▶ [CHALLENGE]
Return only the lines running from the line that holds "Write the matplotlib code for this chart." to the line that holds "return fig.add_axes([x0 /", including both.

--- START ---

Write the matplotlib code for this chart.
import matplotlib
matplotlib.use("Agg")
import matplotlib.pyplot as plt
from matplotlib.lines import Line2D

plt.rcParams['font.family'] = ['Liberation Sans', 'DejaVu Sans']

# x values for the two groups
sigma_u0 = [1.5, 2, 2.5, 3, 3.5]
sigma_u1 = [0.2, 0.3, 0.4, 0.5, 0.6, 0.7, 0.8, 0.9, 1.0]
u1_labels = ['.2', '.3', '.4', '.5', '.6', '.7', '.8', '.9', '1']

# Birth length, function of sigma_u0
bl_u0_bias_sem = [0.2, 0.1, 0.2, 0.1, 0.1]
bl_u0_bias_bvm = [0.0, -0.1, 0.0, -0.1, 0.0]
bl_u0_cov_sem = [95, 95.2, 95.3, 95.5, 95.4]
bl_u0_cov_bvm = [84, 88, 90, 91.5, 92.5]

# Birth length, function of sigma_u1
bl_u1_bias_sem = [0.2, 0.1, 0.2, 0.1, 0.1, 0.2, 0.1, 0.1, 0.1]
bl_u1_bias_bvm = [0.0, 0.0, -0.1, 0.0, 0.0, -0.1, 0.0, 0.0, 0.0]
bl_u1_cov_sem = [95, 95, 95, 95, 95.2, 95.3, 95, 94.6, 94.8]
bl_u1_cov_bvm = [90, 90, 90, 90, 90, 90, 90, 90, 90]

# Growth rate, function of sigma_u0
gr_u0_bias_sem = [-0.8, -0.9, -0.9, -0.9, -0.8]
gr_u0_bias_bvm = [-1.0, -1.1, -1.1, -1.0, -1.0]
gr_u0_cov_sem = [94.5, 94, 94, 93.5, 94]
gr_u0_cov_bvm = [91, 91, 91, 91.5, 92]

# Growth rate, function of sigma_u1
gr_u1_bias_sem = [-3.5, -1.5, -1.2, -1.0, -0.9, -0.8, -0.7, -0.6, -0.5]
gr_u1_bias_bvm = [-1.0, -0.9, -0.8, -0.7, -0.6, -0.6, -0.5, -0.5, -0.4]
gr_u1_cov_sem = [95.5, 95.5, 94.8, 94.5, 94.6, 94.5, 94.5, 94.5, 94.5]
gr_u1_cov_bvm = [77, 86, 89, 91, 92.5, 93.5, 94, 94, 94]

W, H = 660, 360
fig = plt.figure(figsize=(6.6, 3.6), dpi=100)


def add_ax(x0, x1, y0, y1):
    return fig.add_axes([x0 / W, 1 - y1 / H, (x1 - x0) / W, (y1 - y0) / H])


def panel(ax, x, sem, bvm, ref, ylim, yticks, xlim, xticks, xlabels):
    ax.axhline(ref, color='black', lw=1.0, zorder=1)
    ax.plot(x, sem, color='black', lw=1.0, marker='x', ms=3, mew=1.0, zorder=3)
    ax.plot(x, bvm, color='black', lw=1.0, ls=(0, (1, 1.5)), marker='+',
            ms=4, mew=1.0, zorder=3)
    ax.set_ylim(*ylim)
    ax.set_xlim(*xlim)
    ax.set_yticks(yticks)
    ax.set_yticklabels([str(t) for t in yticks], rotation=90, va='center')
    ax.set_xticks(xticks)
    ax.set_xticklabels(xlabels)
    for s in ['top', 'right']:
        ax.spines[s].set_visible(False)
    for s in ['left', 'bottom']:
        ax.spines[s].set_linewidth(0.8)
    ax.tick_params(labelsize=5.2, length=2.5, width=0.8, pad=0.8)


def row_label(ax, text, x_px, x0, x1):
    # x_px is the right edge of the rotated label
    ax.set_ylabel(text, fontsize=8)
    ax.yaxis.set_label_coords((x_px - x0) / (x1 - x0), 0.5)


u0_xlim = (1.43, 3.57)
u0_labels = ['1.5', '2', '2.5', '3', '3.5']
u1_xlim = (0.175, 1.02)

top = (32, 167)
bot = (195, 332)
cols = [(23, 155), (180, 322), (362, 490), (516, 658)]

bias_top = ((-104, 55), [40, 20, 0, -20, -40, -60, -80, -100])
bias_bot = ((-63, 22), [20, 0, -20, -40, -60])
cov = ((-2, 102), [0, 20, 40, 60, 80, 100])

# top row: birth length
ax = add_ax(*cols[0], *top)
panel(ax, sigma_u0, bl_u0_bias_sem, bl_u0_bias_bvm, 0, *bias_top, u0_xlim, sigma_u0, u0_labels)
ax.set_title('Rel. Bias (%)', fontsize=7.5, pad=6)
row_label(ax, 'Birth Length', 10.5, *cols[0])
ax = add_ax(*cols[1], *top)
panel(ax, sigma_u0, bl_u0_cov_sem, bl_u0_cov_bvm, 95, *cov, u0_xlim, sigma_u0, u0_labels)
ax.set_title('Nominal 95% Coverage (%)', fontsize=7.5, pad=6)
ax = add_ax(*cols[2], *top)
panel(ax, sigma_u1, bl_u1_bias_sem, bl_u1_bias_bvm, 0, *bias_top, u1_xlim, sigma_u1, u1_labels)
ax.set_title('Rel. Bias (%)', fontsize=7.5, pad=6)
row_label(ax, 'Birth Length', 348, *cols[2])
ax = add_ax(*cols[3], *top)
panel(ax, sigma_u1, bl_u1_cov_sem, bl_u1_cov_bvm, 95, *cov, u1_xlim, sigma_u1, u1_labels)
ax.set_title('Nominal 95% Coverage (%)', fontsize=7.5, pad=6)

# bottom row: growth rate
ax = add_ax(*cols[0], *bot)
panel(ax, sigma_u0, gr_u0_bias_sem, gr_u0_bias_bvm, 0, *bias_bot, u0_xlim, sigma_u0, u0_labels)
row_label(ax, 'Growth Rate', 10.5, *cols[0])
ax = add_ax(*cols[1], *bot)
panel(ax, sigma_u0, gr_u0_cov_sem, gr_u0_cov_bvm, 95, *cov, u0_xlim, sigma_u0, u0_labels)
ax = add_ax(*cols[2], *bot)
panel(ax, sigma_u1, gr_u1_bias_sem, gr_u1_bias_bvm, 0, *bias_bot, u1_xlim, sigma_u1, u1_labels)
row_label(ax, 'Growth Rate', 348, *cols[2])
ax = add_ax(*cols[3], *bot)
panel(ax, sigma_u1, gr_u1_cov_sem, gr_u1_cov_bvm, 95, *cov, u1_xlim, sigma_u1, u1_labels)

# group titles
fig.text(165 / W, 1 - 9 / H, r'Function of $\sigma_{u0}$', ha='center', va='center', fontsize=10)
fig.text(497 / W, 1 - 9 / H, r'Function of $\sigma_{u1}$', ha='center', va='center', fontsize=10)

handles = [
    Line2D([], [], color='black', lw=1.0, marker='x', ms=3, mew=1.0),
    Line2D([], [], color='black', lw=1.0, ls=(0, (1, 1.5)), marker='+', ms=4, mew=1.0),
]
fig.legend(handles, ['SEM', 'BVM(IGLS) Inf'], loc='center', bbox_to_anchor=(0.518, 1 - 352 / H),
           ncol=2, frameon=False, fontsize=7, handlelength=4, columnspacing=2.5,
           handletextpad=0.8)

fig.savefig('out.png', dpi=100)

--- END ---
--- START ---

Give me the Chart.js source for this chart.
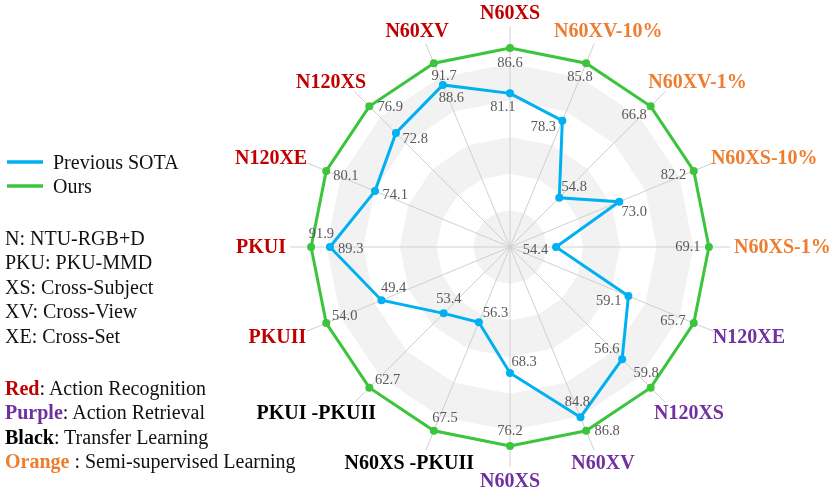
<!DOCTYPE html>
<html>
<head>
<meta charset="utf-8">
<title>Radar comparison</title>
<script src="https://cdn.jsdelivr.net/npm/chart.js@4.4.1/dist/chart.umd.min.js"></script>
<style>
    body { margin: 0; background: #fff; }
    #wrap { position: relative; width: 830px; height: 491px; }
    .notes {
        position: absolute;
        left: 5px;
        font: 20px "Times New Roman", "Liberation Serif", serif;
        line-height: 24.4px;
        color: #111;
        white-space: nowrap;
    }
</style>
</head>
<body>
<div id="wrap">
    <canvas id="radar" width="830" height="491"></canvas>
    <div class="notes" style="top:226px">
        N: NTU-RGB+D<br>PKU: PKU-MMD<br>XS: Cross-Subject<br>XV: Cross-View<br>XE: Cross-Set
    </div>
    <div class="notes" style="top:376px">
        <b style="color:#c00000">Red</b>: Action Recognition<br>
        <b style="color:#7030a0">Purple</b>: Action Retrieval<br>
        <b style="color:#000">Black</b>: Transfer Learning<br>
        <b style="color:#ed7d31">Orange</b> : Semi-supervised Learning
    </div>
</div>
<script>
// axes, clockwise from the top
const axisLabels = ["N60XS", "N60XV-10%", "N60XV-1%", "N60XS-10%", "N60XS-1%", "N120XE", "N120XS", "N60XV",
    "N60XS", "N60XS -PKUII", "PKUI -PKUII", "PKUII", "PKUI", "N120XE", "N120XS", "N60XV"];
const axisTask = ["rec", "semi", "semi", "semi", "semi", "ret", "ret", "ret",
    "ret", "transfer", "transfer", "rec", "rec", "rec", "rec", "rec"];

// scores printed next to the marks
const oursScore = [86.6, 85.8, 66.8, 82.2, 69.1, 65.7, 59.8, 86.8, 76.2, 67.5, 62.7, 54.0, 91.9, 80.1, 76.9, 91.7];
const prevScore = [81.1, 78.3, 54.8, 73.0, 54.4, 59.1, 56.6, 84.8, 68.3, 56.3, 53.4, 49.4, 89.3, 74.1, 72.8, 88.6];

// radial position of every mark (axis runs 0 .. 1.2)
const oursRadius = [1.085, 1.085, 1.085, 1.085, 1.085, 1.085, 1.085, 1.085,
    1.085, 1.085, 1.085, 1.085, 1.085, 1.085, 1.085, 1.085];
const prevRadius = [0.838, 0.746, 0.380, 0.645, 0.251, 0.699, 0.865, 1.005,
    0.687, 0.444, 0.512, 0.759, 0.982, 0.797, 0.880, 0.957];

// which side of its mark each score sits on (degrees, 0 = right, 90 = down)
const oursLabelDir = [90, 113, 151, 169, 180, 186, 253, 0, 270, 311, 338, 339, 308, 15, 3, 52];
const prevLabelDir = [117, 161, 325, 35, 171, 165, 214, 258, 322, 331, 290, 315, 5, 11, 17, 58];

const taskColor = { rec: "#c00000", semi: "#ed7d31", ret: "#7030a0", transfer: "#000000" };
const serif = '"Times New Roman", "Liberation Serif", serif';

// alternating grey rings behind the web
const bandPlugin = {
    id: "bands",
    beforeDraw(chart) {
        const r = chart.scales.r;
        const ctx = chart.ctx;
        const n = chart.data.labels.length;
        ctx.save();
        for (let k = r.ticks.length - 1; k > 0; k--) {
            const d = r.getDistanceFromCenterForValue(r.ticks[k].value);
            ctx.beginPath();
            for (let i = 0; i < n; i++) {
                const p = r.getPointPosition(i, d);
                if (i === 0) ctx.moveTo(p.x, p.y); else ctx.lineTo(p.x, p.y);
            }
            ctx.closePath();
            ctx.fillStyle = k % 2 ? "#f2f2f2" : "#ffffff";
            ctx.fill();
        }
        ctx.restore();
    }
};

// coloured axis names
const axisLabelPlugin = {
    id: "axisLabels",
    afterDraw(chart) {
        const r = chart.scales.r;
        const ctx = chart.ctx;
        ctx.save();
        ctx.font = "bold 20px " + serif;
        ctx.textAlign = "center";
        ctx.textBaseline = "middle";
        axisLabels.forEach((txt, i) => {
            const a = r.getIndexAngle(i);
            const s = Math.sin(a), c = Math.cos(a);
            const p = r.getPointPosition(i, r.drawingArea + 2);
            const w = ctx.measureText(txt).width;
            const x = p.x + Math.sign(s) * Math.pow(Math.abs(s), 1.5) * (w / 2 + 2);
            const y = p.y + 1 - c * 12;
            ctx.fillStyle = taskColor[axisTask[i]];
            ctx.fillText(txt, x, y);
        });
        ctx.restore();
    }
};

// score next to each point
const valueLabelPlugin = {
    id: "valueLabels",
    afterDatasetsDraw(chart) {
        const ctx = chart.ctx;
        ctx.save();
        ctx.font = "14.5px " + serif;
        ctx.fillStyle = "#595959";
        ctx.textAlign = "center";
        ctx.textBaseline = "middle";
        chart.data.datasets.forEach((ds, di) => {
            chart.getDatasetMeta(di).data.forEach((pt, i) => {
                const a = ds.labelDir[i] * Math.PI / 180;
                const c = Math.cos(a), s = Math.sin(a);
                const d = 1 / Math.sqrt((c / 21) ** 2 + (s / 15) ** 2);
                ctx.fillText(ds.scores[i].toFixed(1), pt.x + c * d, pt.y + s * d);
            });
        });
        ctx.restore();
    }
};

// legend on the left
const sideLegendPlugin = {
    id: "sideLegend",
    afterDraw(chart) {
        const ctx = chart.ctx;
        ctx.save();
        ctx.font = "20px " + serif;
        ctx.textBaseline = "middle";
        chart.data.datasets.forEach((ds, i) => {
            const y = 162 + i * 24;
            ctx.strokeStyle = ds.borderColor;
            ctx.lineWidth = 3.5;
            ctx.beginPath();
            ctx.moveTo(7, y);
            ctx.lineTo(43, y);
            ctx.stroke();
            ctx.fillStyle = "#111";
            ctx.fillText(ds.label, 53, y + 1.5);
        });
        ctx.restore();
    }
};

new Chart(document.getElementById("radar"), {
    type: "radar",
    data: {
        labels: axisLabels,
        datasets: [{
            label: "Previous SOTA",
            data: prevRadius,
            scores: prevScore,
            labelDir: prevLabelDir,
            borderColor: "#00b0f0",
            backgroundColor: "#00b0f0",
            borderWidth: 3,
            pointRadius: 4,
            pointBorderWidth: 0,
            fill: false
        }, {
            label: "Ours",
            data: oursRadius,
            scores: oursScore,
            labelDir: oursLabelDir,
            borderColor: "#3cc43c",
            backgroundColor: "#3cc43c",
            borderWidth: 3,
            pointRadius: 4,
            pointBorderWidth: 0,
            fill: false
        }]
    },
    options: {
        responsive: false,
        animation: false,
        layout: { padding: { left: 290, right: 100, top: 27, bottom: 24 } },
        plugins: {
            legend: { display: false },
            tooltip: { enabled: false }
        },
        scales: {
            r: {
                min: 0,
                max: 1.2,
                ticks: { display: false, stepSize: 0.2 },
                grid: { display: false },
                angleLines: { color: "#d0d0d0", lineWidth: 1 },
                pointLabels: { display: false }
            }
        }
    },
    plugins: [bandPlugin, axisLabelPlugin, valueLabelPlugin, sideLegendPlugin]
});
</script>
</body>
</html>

--- END ---
--- START ---

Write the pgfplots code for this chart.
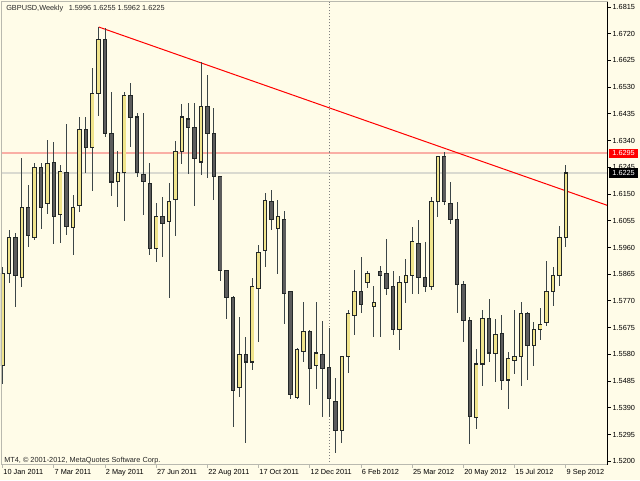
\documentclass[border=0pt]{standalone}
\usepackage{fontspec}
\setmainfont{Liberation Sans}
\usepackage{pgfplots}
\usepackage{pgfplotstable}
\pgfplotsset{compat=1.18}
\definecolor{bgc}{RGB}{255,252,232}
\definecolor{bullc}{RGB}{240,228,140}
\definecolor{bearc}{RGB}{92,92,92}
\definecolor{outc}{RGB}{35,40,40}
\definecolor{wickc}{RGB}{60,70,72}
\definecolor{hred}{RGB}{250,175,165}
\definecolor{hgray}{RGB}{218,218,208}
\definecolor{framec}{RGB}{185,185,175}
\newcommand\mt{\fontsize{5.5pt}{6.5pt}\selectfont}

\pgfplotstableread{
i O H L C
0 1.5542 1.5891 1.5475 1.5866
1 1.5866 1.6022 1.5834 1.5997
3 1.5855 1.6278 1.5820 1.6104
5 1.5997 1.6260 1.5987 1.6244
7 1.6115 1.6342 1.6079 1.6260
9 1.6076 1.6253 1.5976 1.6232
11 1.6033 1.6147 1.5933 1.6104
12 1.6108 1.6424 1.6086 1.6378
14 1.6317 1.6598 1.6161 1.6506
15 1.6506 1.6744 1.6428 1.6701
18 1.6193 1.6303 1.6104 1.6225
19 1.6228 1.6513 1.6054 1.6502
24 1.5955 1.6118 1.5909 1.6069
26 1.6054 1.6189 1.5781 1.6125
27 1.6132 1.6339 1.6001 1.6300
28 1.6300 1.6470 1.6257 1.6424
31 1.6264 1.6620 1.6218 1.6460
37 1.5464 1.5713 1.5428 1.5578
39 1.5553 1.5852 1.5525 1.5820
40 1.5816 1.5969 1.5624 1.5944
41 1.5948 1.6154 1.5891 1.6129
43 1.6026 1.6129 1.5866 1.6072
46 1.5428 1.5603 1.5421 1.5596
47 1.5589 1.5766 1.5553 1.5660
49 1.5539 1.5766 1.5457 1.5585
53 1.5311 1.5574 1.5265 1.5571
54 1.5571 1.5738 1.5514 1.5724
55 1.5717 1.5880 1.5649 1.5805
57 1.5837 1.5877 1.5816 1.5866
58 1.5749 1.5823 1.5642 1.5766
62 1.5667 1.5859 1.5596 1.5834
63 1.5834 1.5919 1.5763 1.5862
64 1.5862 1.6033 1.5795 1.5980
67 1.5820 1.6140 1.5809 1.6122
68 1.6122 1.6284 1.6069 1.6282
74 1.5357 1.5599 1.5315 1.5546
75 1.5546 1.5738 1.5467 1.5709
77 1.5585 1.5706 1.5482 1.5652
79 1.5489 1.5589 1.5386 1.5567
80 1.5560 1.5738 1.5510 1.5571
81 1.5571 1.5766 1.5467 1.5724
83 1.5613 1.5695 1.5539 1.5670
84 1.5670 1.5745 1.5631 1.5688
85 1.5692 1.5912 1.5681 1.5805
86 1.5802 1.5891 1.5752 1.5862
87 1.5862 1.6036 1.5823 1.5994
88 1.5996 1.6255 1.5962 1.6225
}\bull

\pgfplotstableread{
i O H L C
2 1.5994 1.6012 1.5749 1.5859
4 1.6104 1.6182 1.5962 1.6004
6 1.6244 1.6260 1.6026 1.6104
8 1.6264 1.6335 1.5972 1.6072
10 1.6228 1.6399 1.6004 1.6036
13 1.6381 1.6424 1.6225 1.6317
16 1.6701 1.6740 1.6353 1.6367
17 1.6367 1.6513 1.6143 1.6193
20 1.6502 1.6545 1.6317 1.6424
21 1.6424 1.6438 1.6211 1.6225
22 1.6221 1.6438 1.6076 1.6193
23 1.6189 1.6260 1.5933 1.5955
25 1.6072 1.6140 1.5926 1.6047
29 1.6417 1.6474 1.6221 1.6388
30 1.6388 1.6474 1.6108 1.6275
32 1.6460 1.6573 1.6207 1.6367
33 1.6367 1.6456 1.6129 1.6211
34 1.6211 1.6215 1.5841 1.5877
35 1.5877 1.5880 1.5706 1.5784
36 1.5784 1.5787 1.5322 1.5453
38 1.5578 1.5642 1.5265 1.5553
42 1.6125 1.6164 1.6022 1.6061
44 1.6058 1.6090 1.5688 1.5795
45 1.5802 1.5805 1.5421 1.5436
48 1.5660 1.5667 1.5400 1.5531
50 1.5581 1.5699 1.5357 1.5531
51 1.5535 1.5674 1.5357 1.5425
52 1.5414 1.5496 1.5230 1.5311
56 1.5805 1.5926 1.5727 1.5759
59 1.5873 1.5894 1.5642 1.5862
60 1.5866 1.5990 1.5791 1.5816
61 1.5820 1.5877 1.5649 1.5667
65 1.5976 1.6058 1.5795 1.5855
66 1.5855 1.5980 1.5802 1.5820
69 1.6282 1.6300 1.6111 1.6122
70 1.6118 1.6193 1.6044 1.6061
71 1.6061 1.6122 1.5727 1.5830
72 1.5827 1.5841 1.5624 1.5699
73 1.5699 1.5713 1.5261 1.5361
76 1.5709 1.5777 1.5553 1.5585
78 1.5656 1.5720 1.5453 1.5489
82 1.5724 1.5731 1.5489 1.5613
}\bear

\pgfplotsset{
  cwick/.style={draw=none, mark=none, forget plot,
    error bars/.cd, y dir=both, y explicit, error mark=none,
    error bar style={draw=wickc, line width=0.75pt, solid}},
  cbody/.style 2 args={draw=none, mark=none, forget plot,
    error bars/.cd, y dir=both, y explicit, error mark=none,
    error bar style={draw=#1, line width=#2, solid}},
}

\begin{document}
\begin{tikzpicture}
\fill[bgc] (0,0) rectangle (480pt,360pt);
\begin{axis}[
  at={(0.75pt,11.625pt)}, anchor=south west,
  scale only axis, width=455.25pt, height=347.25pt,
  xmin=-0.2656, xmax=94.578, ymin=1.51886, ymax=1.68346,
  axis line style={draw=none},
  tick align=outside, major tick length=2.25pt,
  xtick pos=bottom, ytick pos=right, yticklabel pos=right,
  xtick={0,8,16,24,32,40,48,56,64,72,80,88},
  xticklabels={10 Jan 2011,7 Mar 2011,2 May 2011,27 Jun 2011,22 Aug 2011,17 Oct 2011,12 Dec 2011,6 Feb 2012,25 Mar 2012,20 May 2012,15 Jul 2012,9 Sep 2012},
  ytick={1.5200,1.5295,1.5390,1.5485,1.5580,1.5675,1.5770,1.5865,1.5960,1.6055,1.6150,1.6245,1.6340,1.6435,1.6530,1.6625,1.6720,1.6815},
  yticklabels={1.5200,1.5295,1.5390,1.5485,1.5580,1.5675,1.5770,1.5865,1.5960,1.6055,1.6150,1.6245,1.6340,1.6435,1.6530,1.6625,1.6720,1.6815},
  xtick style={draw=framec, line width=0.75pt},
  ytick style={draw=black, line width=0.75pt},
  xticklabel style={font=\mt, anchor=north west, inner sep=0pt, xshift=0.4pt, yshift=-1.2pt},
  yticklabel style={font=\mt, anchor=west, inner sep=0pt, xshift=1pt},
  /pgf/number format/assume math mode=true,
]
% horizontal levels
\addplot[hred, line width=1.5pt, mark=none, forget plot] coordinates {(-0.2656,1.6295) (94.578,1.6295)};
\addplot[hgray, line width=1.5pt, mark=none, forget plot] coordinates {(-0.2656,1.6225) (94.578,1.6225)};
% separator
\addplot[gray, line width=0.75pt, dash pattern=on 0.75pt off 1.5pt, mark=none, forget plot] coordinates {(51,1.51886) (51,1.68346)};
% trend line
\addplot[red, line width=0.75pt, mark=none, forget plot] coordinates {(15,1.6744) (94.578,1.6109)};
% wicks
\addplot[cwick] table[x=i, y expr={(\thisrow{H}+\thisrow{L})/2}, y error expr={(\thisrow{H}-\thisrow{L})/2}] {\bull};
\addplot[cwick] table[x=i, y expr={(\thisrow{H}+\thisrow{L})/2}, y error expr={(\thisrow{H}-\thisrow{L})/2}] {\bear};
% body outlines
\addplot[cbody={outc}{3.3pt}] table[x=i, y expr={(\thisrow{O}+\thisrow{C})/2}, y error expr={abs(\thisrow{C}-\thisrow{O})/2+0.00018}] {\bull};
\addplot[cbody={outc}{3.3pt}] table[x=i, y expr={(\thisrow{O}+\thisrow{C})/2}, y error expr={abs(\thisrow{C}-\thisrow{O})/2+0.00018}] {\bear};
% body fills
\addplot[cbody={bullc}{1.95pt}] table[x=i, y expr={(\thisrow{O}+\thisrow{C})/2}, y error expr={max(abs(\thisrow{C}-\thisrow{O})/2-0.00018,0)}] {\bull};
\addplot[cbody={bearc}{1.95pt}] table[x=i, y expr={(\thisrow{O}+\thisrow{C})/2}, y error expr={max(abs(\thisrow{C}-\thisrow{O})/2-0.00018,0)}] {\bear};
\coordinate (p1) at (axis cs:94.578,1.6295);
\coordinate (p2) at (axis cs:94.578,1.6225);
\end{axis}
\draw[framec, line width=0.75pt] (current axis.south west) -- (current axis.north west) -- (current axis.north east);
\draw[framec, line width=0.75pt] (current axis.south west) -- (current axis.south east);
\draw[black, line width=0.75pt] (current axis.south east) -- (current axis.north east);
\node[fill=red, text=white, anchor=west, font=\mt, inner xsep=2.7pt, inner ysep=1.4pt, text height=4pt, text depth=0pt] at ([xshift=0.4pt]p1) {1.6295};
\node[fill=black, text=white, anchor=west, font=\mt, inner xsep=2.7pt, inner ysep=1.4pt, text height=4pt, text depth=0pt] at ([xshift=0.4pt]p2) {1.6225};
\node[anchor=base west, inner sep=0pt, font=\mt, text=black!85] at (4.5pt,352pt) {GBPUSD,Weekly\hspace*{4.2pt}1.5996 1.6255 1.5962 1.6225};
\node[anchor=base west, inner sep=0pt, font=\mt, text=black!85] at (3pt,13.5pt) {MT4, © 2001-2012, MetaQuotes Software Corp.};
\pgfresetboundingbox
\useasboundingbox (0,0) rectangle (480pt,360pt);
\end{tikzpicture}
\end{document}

--- END ---

▶ [FULL RESPONSE]
Write the matplotlib code for this chart.
import matplotlib
matplotlib.use("Agg")
import matplotlib.pyplot as plt
from matplotlib.lines import Line2D

plt.rcParams['font.family'] = ['Liberation Sans', 'DejaVu Sans']

# x values for the two groups
sigma_u0 = [1.5, 2, 2.5, 3, 3.5]
sigma_u1 = [0.2, 0.3, 0.4, 0.5, 0.6, 0.7, 0.8, 0.9, 1.0]
u1_labels = ['.2', '.3', '.4', '.5', '.6', '.7', '.8', '.9', '1']

# Birth length, function of sigma_u0
bl_u0_bias_sem = [0.2, 0.1, 0.2, 0.1, 0.1]
bl_u0_bias_bvm = [0.0, -0.1, 0.0, -0.1, 0.0]
bl_u0_cov_sem = [95, 95.2, 95.3, 95.5, 95.4]
bl_u0_cov_bvm = [84, 88, 90, 91.5, 92.5]

# Birth length, function of sigma_u1
bl_u1_bias_sem = [0.2, 0.1, 0.2, 0.1, 0.1, 0.2, 0.1, 0.1, 0.1]
bl_u1_bias_bvm = [0.0, 0.0, -0.1, 0.0, 0.0, -0.1, 0.0, 0.0, 0.0]
bl_u1_cov_sem = [95, 95, 95, 95, 95.2, 95.3, 95, 94.6, 94.8]
bl_u1_cov_bvm = [90, 90, 90, 90, 90, 90, 90, 90, 90]

# Growth rate, function of sigma_u0
gr_u0_bias_sem = [-0.8, -0.9, -0.9, -0.9, -0.8]
gr_u0_bias_bvm = [-1.0, -1.1, -1.1, -1.0, -1.0]
gr_u0_cov_sem = [94.5, 94, 94, 93.5, 94]
gr_u0_cov_bvm = [91, 91, 91, 91.5, 92]

# Growth rate, function of sigma_u1
gr_u1_bias_sem = [-3.5, -1.5, -1.2, -1.0, -0.9, -0.8, -0.7, -0.6, -0.5]
gr_u1_bias_bvm = [-1.0, -0.9, -0.8, -0.7, -0.6, -0.6, -0.5, -0.5, -0.4]
gr_u1_cov_sem = [95.5, 95.5, 94.8, 94.5, 94.6, 94.5, 94.5, 94.5, 94.5]
gr_u1_cov_bvm = [77, 86, 89, 91, 92.5, 93.5, 94, 94, 94]

W, H = 660, 360
fig = plt.figure(figsize=(6.6, 3.6), dpi=100)


def add_ax(x0, x1, y0, y1):
    return fig.add_axes([x0 / W, 1 - y1 / H, (x1 - x0) / W, (y1 - y0) / H])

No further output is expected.